Wednesday 2 February 2011

BRITISH ROYALTY & BARCELONA'S GANGMASTERS

LAST MONDAY, The Sun in an editorial entitled 'War on anarchy' warned: 'Anarchists, prostitutes and assorted nutters hope to wreck the Royal Wedding on April 29th'. Shortly the Oscars will be awarded and Colin Firth is widely tipped to win one for Best Actor for his role in 'The King's Speech' as the soon to be George VI. Also nominated for Best Actor is Javier Bardem, who played the part of a gangmaster on the streets of Barcelona in the film 'Biutiful'. The blurb in the Manchester Cornerhouse's program describes his 'stunning central performance' that 'tells the compelling story of one man's struggle to find spiritual redemption in morally bankrupt Barcelona.'

It is curious that both The Sun of Murdoch and anarchist critics, like Professor Chris Knight, should have such an obsession about Royalty, which I suppose is itself very British. The Spanish film is focused on serious social issues like bent coppers, Senegalese street people selling drugs on the Ramblas, and Chinese illegal immigrants being used as cheap labour on Catalan building sites. In 'The King's Speech' Colin Firth grapples with his own stammering and his fear of public speaking as the abdication of his more articulate brother Edward VIII looms in 1937, just at the time the Spanish Civil War is at its height. Coincidentally, Colin Firth's next role is reported to be that of George Orwell in 'Homage to Catalonia' and Javier Bardem in 'Biutiful' is the son of an anti-Francoist who just 'couldn't keep his trap shut' and fled into exile in Mexico. Perhaps typically 'The King's Speech' is psychological and cultural, while 'Biutiful' is very Spanish in dealing with social issues.

Last Saturday, the critics on Radio Four's 'Saturday Review' declared that 'Biutiful' shows the Barcelona that the tourists don't see in a very gritty light.
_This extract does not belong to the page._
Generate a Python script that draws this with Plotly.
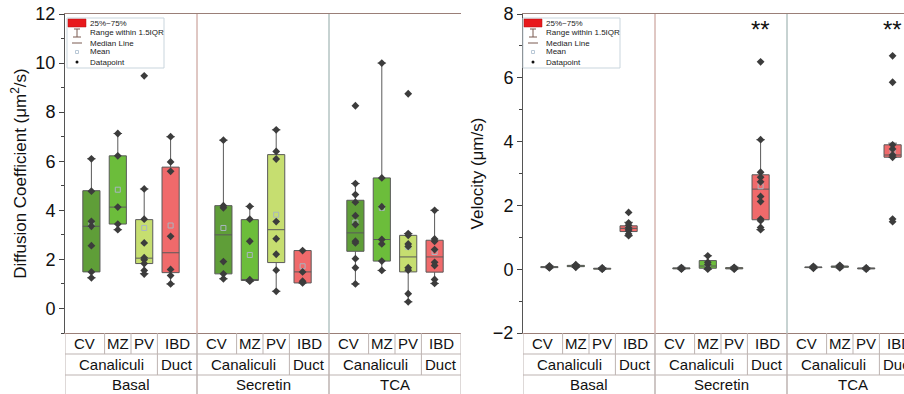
import plotly.graph_objects as go

W, H = 904, 394

# ---------------- data ----------------
groups = ["Basal", "Secretin", "TCA"]
regions = ["CV", "MZ", "PV", "IBD"]
subgroups = ["Canaliculi", "Duct"]
region_colors = ["#5f9e38", "#6cbd3b", "#c6de70", "#f06a6b"]

# Diffusion coefficient (um^2/s), order: Basal CV,MZ,PV,IBD, Secretin ..., TCA ...
diff_q1 = [1.49, 3.44, 1.83, 1.46, 1.41, 1.14, 1.87, 1.04, 2.33, 1.93, 1.49, 1.48]
diff_med = [3.35, 4.13, 2.05, 2.27, 3.00, 1.17, 3.21, 1.49, 3.08, 2.81, 2.10, 2.10]
diff_q3 = [4.80, 6.22, 3.62, 5.76, 4.19, 3.62, 6.27, 2.36, 4.41, 5.32, 2.98, 2.78]
diff_lo = [1.25, 3.21, 1.42, 1.00, 1.21, 1.11, 0.70, 1.04, 1.00, 1.55, 0.27, 1.02]
diff_hi = [6.10, 7.13, 4.87, 7.00, 6.86, 4.16, 7.28, 2.36, 5.09, 10.0, 3.05, 4.00]
diff_mean = [3.40, 4.84, 3.28, 3.38, 3.28, 2.18, 3.82, 1.72, 3.50, 4.10, 2.50, 2.30]
diff_points = [
    [6.10, 4.78, 3.55, 3.35, 2.56, 1.49, 1.25],
    [7.13, 6.22, 4.13, 3.44, 3.21],
    [9.48, 4.87, 3.64, 2.67, 2.07, 1.99, 1.83, 1.55, 1.40],
    [7.00, 5.97, 5.59, 2.94, 1.59, 1.34, 1.00],
    [6.86, 4.19, 4.10, 1.91, 1.41, 1.21],
    [4.16, 3.64, 2.74, 1.17, 1.14, 1.11],
    [7.28, 6.40, 6.09, 3.54, 2.84, 2.21, 1.56, 0.70],
    [2.36, 1.49, 1.11, 1.04],
    [8.26, 5.09, 4.64, 4.33, 3.78, 3.42, 2.74, 2.67, 2.03, 1.66, 1.00],
    [10.0, 5.32, 4.15, 2.81, 2.63, 1.93, 1.55],
    [8.75, 3.05, 2.98, 2.63, 2.53, 1.66, 1.56, 0.60, 0.27],
    [4.00, 2.83, 2.74, 2.40, 1.88, 1.75, 1.18, 1.02],
]

# Velocity (um/s)
vel_q1 = [0.05, 0.08, 0.00, 1.18, 0.01, 0.03, 0.01, 1.55, 0.05, 0.06, 0.01, 3.51]
vel_med = [0.07, 0.10, 0.02, 1.28, 0.03, 0.10, 0.03, 2.51, 0.06, 0.08, 0.02, 3.58]
vel_q3 = [0.08, 0.12, 0.03, 1.36, 0.04, 0.27, 0.05, 2.96, 0.07, 0.10, 0.04, 3.90]
vel_lo = [0.04, 0.06, -0.01, 1.05, 0.00, 0.00, 0.00, 1.24, 0.03, 0.04, 0.00, 3.51]
vel_hi = [0.10, 0.14, 0.05, 1.47, 0.06, 0.42, 0.07, 4.06, 0.09, 0.12, 0.05, 3.95]
vel_mean = [0.07, 0.10, 0.02, 1.30, 0.03, 0.17, 0.03, 2.60, 0.06, 0.08, 0.02, 3.70]
vel_points = [
    [0.04, 0.06, 0.07, 0.08, 0.10],
    [0.06, 0.08, 0.10, 0.10, 0.12, 0.14],
    [0.00, 0.01, 0.02, 0.03, 0.04],
    [1.78, 1.45, 1.38, 1.30, 1.25, 1.20, 1.10, 1.05],
    [0.00, 0.02, 0.03, 0.04, 0.05],
    [0.42, 0.22, 0.15, 0.03, 0.00],
    [0.00, 0.02, 0.03, 0.04, 0.06],
    [6.50, 4.06, 3.04, 2.88, 2.74, 2.28, 2.12, 1.57, 1.52, 1.31, 1.24],
    [0.03, 0.05, 0.06, 0.07, 0.09],
    [0.04, 0.07, 0.08, 0.10, 0.12],
    [0.00, 0.02, 0.03, 0.04],
    [6.69, 5.86, 3.90, 3.77, 3.58, 3.51, 1.57, 1.49],
]
significance = ["", "**", "**"]  # on IBD of each group, velocity panel

# ---------------- helpers ----------------
def PX(x):
    return x / W


def PY(y):
    return 1 - y / H


def pos(g, i):
    return g * 5 + i + 1


FONT = "Liberation Sans, Arial, sans-serif"
FRAME = "#9a7f78"
TABLE = "#bdb3b1"

fig = go.Figure()


def add_panel(xa, ya, q1, med, q3, lo, hi, mean, pts):
    for i, reg in enumerate(regions):
        idx = [g * 4 + i for g in range(len(groups))]
        xs = [pos(g, i) for g in range(len(groups))]
        fig.add_trace(go.Box(
            x=xs, q1=[q1[k] for k in idx], median=[med[k] for k in idx],
            q3=[q3[k] for k in idx], lowerfence=[lo[k] for k in idx],
            upperfence=[hi[k] for k in idx],
            fillcolor=region_colors[i], line=dict(color="#5a5a5a", width=1),
            width=0.65, whiskerwidth=0.5, boxpoints=False,
            xaxis=xa, yaxis=ya, showlegend=False, hoverinfo="skip"))
    mx, my = [], []
    for k in range(12):
        g, i = divmod(k, 4)
        mx.append(pos(g, i))
        my.append(mean[k])
    fig.add_trace(go.Scatter(x=mx, y=my, mode="markers", xaxis=xa, yaxis=ya,
                             marker=dict(symbol="square-open", size=5, color="#a9b6c0", line=dict(width=1)),
                             showlegend=False, hoverinfo="skip"))
    px_, py_ = [], []
    for k in range(12):
        g, i = divmod(k, 4)
        for v in pts[k]:
            px_.append(pos(g, i))
            py_.append(v)
    fig.add_trace(go.Scatter(x=px_, y=py_, mode="markers", xaxis=xa, yaxis=ya,
                             marker=dict(symbol="diamond", size=6, color="#3c3c3c"),
                             showlegend=False, hoverinfo="skip"))


add_panel("x", "y", diff_q1, diff_med, diff_q3, diff_lo, diff_hi, diff_mean, diff_points)
add_panel("x2", "y2", vel_q1, vel_med, vel_q3, vel_lo, vel_hi, vel_mean, vel_points)

ydom = [PY(333), PY(14)]
axis_common = dict(showgrid=False, zeroline=False, automargin=False)
fig.update_layout(
    width=W, height=H, margin=dict(l=0, r=0, t=0, b=0, autoexpand=False),
    paper_bgcolor="white", plot_bgcolor="white", boxmode="overlay",
    font=dict(family=FONT, color="#111"),
    xaxis=dict(domain=[PX(65), PX(461)], range=[0, 15], showticklabels=False, ticks="",
               showline=True, mirror=True, linecolor=FRAME, linewidth=1, **axis_common),
    xaxis2=dict(domain=[PX(523), 1.0], range=[0, (904 - 523) / 26.4], showticklabels=False, ticks="",
                showline=True, mirror=True, linecolor=FRAME, linewidth=1, **axis_common),
    yaxis=dict(domain=ydom, range=[-1, 12], tickvals=[0, 2, 4, 6, 8, 10, 12],
               ticks="outside", ticklen=5, tickcolor="#444", showline=True, linecolor="#555",
               tickfont=dict(size=18, family=FONT), anchor="x",
               minor=dict(tickvals=[-1, 1, 3, 5, 7, 9, 11], ticks="outside", ticklen=3, tickcolor="#444"),
               title=dict(text="Diffusion Coefficient (μm<sup>2</sup>/s)", font=dict(size=17, family=FONT), standoff=4),
               **axis_common),
    yaxis2=dict(domain=ydom, range=[-2, 8], tickvals=[-2, 0, 2, 4, 6, 8],
                ticks="outside", ticklen=5, tickcolor="#444", showline=True, linecolor="#555",
                tickfont=dict(size=18, family=FONT), anchor="x2",
                minor=dict(tickvals=[-1, 1, 3, 5, 7], ticks="outside", ticklen=3, tickcolor="#444"),
                title=dict(text="Velocity (μm/s)", font=dict(size=17, family=FONT), standoff=4),
                **axis_common),
)

shapes = []
annotations = []

row_y = [PY(333), PY(354), PY(375), 0.0]
for xa, ya in [("x", "y"), ("x2", "y2")]:
    for b, col in [(5, "#c09088"), (10, "#8fa6a4")]:
        shapes.append(dict(type="line", xref=xa, yref=ya + " domain", x0=b, x1=b, y0=0, y1=1,
                           line=dict(color=col, width=1)))
    for yy in row_y[1:3]:
        shapes.append(dict(type="line", xref=xa, yref="paper", x0=0, x1=15, y0=yy, y1=yy,
                           line=dict(color=TABLE, width=1)))
    for g, gname in enumerate(groups):
        base = g * 5
        for b in [0, 1.5, 2.5, 3.5, 5]:
            shapes.append(dict(type="line", xref=xa, yref="paper", x0=base + b, x1=base + b,
                               y0=row_y[1], y1=row_y[0], line=dict(color=TABLE, width=1)))
        for b in [0, 3.5, 5]:
            shapes.append(dict(type="line", xref=xa, yref="paper", x0=base + b, x1=base + b,
                               y0=row_y[2], y1=row_y[1], line=dict(color=TABLE, width=1)))
        for b in [0, 5]:
            shapes.append(dict(type="line", xref=xa, yref="paper", x0=base + b, x1=base + b,
                               y0=row_y[3], y1=row_y[2], line=dict(color=TABLE, width=1)))
        for c, lab in zip([0.75, 2, 3, 4.25], regions):
            annotations.append(dict(xref=xa, yref="paper", x=base + c, y=PY(343.5), text=lab,
                                    showarrow=False, font=dict(size=15, family=FONT, color="#111"),
                                    xanchor="center", yanchor="middle"))
        for c, lab in zip([1.75, 4.25], subgroups):
            annotations.append(dict(xref=xa, yref="paper", x=base + c, y=PY(364.5), text=lab,
                                    showarrow=False, font=dict(size=15, family=FONT, color="#111"),
                                    xanchor="center", yanchor="middle"))
        annotations.append(dict(xref=xa, yref="paper", x=base + 2.5, y=PY(384.5), text=gname,
                                showarrow=False, font=dict(size=15, family=FONT, color="#111"),
                                xanchor="center", yanchor="middle"))

for g, s in enumerate(significance):
    if s:
        annotations.append(dict(xref="x2", yref="y2", x=pos(g, 3), y=7.5, text=s, showarrow=False,
                                font=dict(size=24, family=FONT, color="#111"),
                                xanchor="center", yanchor="middle"))

legend_items = ["25%~75%", "Range within 1.5IQR", "Median Line", "Mean", "Datapoint"]
legend_rows = [23, 33, 43, 52, 62]
for lx in [67, 523]:
    ly = 18
    shapes.append(dict(type="rect", xref="paper", yref="paper", x0=PX(lx), x1=PX(lx + 97),
                       y0=PY(ly + 50), y1=PY(ly), line=dict(color="#c9d5dd", width=1), fillcolor="white"))
    shapes.append(dict(type="rect", xref="paper", yref="paper", x0=PX(lx + 1), x1=PX(lx + 19),
                       y0=PY(ly + 9), y1=PY(ly + 1), line=dict(color="#b01010", width=0.5), fillcolor="#e8191c"))
    cx = lx + 10
    wc = "#7a5a50"
    shapes.append(dict(type="line", xref="paper", yref="paper", x0=PX(cx), x1=PX(cx),
                       y0=PY(ly + 19), y1=PY(ly + 11), line=dict(color=wc, width=1)))
    shapes.append(dict(type="line", xref="paper", yref="paper", x0=PX(cx - 3), x1=PX(cx + 3),
                       y0=PY(ly + 11), y1=PY(ly + 11), line=dict(color=wc, width=1)))
    shapes.append(dict(type="line", xref="paper", yref="paper", x0=PX(cx - 4), x1=PX(cx + 4),
                       y0=PY(ly + 19), y1=PY(ly + 19), line=dict(color=wc, width=1)))
    shapes.append(dict(type="line", xref="paper", yref="paper", x0=PX(cx - 5), x1=PX(cx + 5),
                       y0=PY(ly + 25), y1=PY(ly + 25), line=dict(color=wc, width=1)))
    shapes.append(dict(type="rect", xref="paper", yref="paper", x0=PX(cx - 1.5), x1=PX(cx + 1.5),
                       y0=PY(ly + 35.5), y1=PY(ly + 32.5), line=dict(color="#b9c8d6", width=1), fillcolor="white"))
    shapes.append(dict(type="circle", xref="paper", yref="paper", x0=PX(cx - 1.5), x1=PX(cx + 1.5),
                       y0=PY(ly + 45.5), y1=PY(ly + 42.5), line=dict(color="#111", width=0), fillcolor="#111"))
    for txt, ry in zip(legend_items, legend_rows):
        annotations.append(dict(xref="paper", yref="paper", x=PX(lx + 21), y=PY(ry), text=txt,
                                showarrow=False, xanchor="left", yanchor="middle",
                                font=dict(size=8, family=FONT, color="#222")))

fig.update_layout(shapes=shapes, annotations=annotations)
fig.write_html("out.html", config={"displayModeBar": False},
               post_script="document.body.style.margin='0';document.body.style.overflow='hidden';")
My partner thought that on this showing Javier Bardem should get the Oscar for Best Actor - he got the Cannes Best Actor award; but Nigel Andrews in the FT called it 'two hours of bloated messianic attitudinising'. In 1963 I wrote a piece on the shanty towns in Barcelona for World Labour News - journal of the Syndicalist Workers' Federation - that later appeared in the newspaper of the Spanish Youth Federation (FIJL) as 'Donde las touristas nunca fui': 'Where the tourists never go'.